Ok, dear reader, this may be the silliest thing I have ever admitted, but I am not middle school girl cool. Or a Swiftie, but there was a lot of joy this week when one of A’s classmates and friend gifted me these sweet bracelets and I feel more connected to my pre-teen than I did before. I got “Exile” because it’s one of our (the boys and my) favorite songs. “Champagne Problems” just because and “f**ck the patriarchy” well, I don’t think this needs a reason, but mostly I love that this sweet sixth grade girl made these for me. It’s no big deal {yet it kinda is}.
But I know I’m not middle school cool.
I’m a 45 year old mama who got tired of how things were and let it all drop to the ground and shatter. Now I’m picking up the pieces and trying to make a disco ball to dance under. Now, I’m trying repair damage that I’m told is not fixable. Yet I’m determined to do everything others tell me I can’t.
Maybe I should have had her make me a bracelet with “Lover” or “Wildest Dreams” instead.
This week I got a massage and energy work, all part of my new self care rituals {actually I had a gift certificate, but rituals sounds better}. I have been feeling a lot lately as I move through the muck and the mire of life. Truthfully, I had been doing a lot of growth again and it brought up a lot of self doubt (yea I’m in these circles with creative women, but I don’t have an MFA, maybe I don’t belong there) and comparison (the thief of all joy when you look at other people doing things you know you can do too) and of course, fear (hey, look how you have ruined a relationship , the boys are a little more damaged, oh and hey how are you going to write a novel again). Needless to say, when I am on the precipice of something big and different, lots of stuff comes up to keep me where I am. So I needed a good massage and the energy work to clear all this out of my body!
Face down and having my shoulder worked on, I thought of John Steinbeck’s quote “And now that you don't have to be perfect, you can be good,” which led me to Mary Oliver’s “You do not have to be good. You do not have to walk on your knees— for a hundred miles through the desert repenting.” Both of which I have quoted in these missives before, both I have come to think of as somehow mantras to a well-lived life, but now I wasn’t sure where it left me. Not perfect, not good, but some secret third thing we didn’t know was an option? I felt mediocre at best.
I’m sorry dear reader, this may be the part that goes too far “out there” for you, but if you stay with me, I promise we will get some where. I had been saving up this massage for when I needed it the most and while I had serious hurt my right shoulder six-ish months ago, it seemed that post Europe walking and after some good PT (on top of working through the shadow stuff I mentioned above), it was time to get on the table.
I’m a yoga teacher who was a massage therapist who is super into chakras and energy systems and doesn’t take lightly personal connections, so I like a little esoteric with coffee if you know what I mean.
Right side is thought of as the masculine and that had me thinking of where I was lacking or blocking.
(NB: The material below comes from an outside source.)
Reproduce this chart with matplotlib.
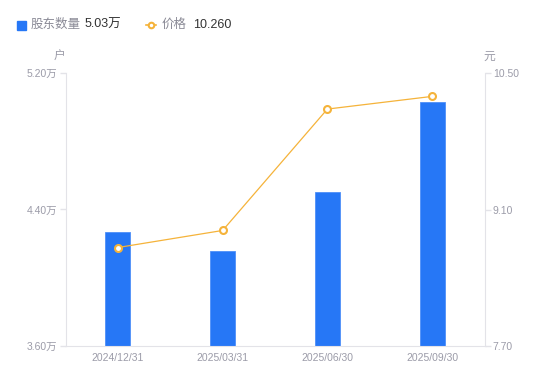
import matplotlib
matplotlib.use('Agg')
import matplotlib.pyplot as plt
from matplotlib.lines import Line2D

plt.rcParams['font.family'] = ['Liberation Sans', 'Noto Sans CJK SC', 'DejaVu Sans']

# data
dates = ['2024/12/31', '2025/03/31', '2025/06/30', '2025/09/30']
holders = [4.266, 4.155, 4.50, 5.03]      # 万户
price = [8.71, 8.885, 10.13, 10.26]       # 元
left_ticks = [3.60, 4.40, 5.20]
right_ticks = [7.70, 9.10, 10.50]

blue = '#2677F6'
orange = '#F5B33A'
grey_txt = '#9B9BA8'
grey_line = '#E3E3E8'

fig = plt.figure(figsize=(5.5, 3.81), dpi=100)
ax = fig.add_axes([65.5 / 550, 35 / 381, 419 / 550, 273 / 381])
ax2 = ax.twinx()

x = list(range(len(dates)))
ax.bar(x, holders, width=0.24, color=blue, edgecolor='#4F8FF8', linewidth=0.6, zorder=2)
ax.set_xlim(-0.5, 3.5)
ax.set_ylim(left_ticks[0], left_ticks[-1])
ax.set_yticks(left_ticks)
ax.set_yticklabels(['%.2f万' % v for v in left_ticks])
ax.set_xticks(x)
ax.set_xticklabels(dates)

ax2.plot(x, price, color=orange, linewidth=0.9, marker='o', markersize=5,
         markerfacecolor='white', markeredgecolor=orange, markeredgewidth=1.5, zorder=3)
ax2.set_ylim(right_ticks[0], right_ticks[-1])
ax2.set_yticks(right_ticks)
ax2.set_yticklabels(['%.2f' % v for v in right_ticks])

for a in (ax, ax2):
    for s in a.spines.values():
        s.set_visible(False)
    a.tick_params(labelsize=7.5, labelcolor=grey_txt, color=grey_line, length=4, width=1, pad=2)
ax.spines['left'].set_visible(True)
ax.spines['left'].set_color(grey_line)
ax.spines['bottom'].set_visible(True)
ax.spines['bottom'].set_color(grey_line)
ax2.spines['right'].set_visible(True)
ax2.spines['right'].set_color(grey_line)
ax.tick_params(axis='x', length=0, pad=5)

# unit labels
fig.text(59 / 550, 1 - 57 / 381, '户', color=grey_txt, fontsize=8.5, ha='center', va='center')
fig.text(489 / 550, 1 - 57 / 381, '元', color=grey_txt, fontsize=8.5, ha='center', va='center')

# legend row
ly = 1 - 25 / 381
fig.patches.append(plt.Rectangle((17 / 550, 1 - 29.5 / 381), 9 / 550, 9 / 381,
                                 transform=fig.transFigure, color=blue))
fig.text(31 / 550, ly, '股东数量', color='#8A8A96', fontsize=9, va='center')
fig.text(85 / 550, ly, '5.03万', color='#333333', fontsize=9, va='center')
fig.lines.append(Line2D([146 / 550, 155.5 / 550], [ly, ly], transform=fig.transFigure,
                        color=orange, linewidth=1.2))
fig.lines.append(Line2D([150.7 / 550], [ly], transform=fig.transFigure,
                        color=orange, marker='o', markersize=4, markerfacecolor='white',
                        markeredgecolor=orange, markeredgewidth=1.5))
fig.text(162 / 550, ly, '价格', color='#8A8A96', fontsize=9, va='center')
fig.text(193 / 550, ly, '10.260', color='#333333', fontsize=9, va='center')

fig.savefig('out.png', dpi=100)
Probably not being a good enough provider or protector for myself or the boys, probably a residue of anxiety (or the hurt I carry, I won’t call it trauma). A massage was my attempt to move some of the stuff stuck in my body, but when she got working, it all seemed to be on my left side {as you probably guessed, the feminine side*}.
“Interesting isn’t it?” she said when I asked her to go over my outer hip again, because whew something was there!
“What’s interesting,” I asked, my voice muddled by the face cradle.
“The way our bodies work. Here you come in with tension on your right side, but really it’s your left side that is needing the work.”
Dear reader, it’s so humbling when we think we know what’s happening, but lo-and-behold, it’s not at all what we had in mind. She went on to remind me that the left side, the feminine side is receiving NOT giving, which is what we often think of a mothering/nurturing quality. Which yes, nurturing is very giving, but it’s a container, we are creating love, but ultimately it’s about receiving. Historically, I have not been great at receiving.
“What we resist persists,” the massage therapist tells me. “Drink a lot of water and maybe start thinking about some ways to balance out your feminine and masculine sides.”
I want to shame walk out to my car, but instead I thank her and head to my car and cry.
When I go later to have more energy work done (from a friend who has offered many times to work on me, but I have felt like such a mess, I didn’t want to burden her with it), she tells me that I’m all out of whack. I could have told her that, but instead I listen. “You have to stop resisting what it is to receive and to stop wanting to give everyone everything.”
I let it go silent for a while, because I don’t know what to say.
She “rakes” inches above my body and hums a tune I can’t quite place (turned out to be a Taylor Swift song). “What are you really afraid of?”
I could give her a dissertation, a long list including: the boys not being ok, not having enough to take care of me and the boys, being actually a shitty writer but no one actually tells me so, but it’s the last one I say out loud: “trusting myself enough to have exactly the kind of life I want.”
*BOOM*, mic drop.
*I have a tattoo’s on my left side with the intention of nurturing— a giving energy. The boys and the water sign I have matching. In hindsight, I wonder if this feminine placement is correct. If not the protect and provide side, it is the foundation and loving side. That feels right.